Begin
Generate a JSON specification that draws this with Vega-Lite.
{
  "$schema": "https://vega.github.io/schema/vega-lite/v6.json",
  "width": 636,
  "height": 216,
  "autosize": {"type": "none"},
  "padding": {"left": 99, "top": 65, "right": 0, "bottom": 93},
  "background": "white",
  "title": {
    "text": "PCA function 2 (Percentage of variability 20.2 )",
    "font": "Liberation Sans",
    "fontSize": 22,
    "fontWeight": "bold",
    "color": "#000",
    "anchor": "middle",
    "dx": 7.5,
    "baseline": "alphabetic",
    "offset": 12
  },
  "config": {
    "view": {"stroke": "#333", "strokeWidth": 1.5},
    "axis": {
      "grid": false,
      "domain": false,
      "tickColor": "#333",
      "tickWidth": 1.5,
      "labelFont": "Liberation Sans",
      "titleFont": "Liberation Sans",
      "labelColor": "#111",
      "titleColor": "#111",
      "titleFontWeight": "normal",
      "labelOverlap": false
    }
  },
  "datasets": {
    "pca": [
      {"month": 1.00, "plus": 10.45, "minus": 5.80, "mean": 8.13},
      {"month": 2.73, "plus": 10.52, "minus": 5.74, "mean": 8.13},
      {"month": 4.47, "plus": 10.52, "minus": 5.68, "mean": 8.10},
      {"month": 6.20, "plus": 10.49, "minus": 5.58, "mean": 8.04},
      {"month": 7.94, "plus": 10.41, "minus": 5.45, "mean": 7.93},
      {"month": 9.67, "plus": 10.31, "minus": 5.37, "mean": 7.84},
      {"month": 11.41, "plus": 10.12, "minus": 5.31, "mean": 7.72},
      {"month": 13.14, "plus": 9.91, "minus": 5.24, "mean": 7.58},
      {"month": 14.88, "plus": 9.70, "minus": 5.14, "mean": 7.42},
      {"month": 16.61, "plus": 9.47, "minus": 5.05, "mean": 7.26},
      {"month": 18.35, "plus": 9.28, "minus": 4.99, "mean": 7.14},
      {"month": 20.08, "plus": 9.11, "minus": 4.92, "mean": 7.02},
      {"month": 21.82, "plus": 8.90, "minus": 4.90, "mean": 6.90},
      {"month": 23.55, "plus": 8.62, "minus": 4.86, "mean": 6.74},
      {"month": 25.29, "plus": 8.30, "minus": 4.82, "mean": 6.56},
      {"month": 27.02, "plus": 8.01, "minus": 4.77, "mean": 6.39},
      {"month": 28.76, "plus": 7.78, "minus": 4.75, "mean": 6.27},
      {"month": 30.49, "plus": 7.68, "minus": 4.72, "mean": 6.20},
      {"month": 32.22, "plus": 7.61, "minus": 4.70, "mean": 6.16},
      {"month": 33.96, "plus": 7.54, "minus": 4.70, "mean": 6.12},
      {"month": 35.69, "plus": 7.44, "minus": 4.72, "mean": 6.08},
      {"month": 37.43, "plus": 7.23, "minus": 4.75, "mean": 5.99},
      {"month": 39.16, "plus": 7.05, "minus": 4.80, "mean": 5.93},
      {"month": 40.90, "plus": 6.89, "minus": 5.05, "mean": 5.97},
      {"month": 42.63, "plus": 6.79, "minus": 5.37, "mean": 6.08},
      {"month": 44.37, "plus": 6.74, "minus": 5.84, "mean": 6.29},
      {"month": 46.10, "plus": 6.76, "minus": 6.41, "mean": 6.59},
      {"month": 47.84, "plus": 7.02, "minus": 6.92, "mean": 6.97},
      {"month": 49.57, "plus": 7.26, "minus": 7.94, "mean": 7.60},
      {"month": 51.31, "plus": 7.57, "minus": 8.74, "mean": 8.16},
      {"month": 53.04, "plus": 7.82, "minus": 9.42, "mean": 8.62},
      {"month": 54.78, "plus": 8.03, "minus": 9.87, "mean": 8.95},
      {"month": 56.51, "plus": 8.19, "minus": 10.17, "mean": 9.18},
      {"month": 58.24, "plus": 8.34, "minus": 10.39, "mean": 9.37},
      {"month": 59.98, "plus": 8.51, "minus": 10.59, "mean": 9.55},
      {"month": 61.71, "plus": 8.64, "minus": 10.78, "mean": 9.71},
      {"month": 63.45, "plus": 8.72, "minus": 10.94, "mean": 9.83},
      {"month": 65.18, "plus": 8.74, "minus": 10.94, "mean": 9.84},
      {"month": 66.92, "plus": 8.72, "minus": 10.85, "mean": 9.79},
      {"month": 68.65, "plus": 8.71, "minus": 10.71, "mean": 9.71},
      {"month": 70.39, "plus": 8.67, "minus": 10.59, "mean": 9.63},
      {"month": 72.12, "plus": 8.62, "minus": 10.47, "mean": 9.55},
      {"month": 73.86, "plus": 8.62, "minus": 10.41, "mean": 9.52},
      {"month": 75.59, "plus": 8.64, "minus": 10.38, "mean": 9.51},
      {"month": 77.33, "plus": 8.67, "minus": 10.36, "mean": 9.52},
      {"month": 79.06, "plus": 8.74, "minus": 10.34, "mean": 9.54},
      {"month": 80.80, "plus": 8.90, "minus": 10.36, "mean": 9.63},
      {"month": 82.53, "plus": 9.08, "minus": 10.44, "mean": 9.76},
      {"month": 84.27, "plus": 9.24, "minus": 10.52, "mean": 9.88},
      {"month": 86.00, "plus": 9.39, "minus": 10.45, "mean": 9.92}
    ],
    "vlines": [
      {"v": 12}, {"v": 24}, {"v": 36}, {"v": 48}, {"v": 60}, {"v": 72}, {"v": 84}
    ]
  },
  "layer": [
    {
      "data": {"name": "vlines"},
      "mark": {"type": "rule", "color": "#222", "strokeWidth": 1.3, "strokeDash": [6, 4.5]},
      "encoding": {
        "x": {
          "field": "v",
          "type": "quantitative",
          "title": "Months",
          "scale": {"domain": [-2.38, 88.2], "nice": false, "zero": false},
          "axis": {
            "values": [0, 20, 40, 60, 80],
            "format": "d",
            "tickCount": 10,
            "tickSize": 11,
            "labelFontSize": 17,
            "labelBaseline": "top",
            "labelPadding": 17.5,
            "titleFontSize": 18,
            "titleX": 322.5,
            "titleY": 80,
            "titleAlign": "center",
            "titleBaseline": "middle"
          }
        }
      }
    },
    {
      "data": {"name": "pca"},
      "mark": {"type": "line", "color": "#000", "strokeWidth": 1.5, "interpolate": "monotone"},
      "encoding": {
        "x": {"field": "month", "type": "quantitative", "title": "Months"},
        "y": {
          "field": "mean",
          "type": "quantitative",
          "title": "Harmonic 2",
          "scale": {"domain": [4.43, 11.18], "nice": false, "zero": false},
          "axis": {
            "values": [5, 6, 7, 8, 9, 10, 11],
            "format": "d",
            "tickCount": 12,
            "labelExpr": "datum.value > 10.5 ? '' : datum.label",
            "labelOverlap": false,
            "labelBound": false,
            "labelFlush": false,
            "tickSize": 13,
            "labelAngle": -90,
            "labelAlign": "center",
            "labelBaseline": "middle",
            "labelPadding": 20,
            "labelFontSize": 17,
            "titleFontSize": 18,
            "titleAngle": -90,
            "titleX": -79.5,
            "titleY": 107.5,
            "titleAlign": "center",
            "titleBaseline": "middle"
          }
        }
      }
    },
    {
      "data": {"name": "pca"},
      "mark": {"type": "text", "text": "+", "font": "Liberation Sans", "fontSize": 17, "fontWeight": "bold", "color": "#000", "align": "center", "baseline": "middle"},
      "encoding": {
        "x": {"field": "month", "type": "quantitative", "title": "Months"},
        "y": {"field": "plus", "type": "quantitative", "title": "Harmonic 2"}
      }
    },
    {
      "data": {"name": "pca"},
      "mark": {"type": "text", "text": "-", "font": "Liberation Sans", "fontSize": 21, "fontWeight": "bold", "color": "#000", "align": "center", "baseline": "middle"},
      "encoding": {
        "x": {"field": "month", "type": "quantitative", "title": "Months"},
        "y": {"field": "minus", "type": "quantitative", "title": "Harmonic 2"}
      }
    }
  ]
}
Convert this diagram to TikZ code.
End
Collect each line of the entries that has the word "this", copying it in full.

▶ [THE REPLY]
Generate a JSON specification that draws this with Vega-Lite.
Convert this diagram to TikZ code.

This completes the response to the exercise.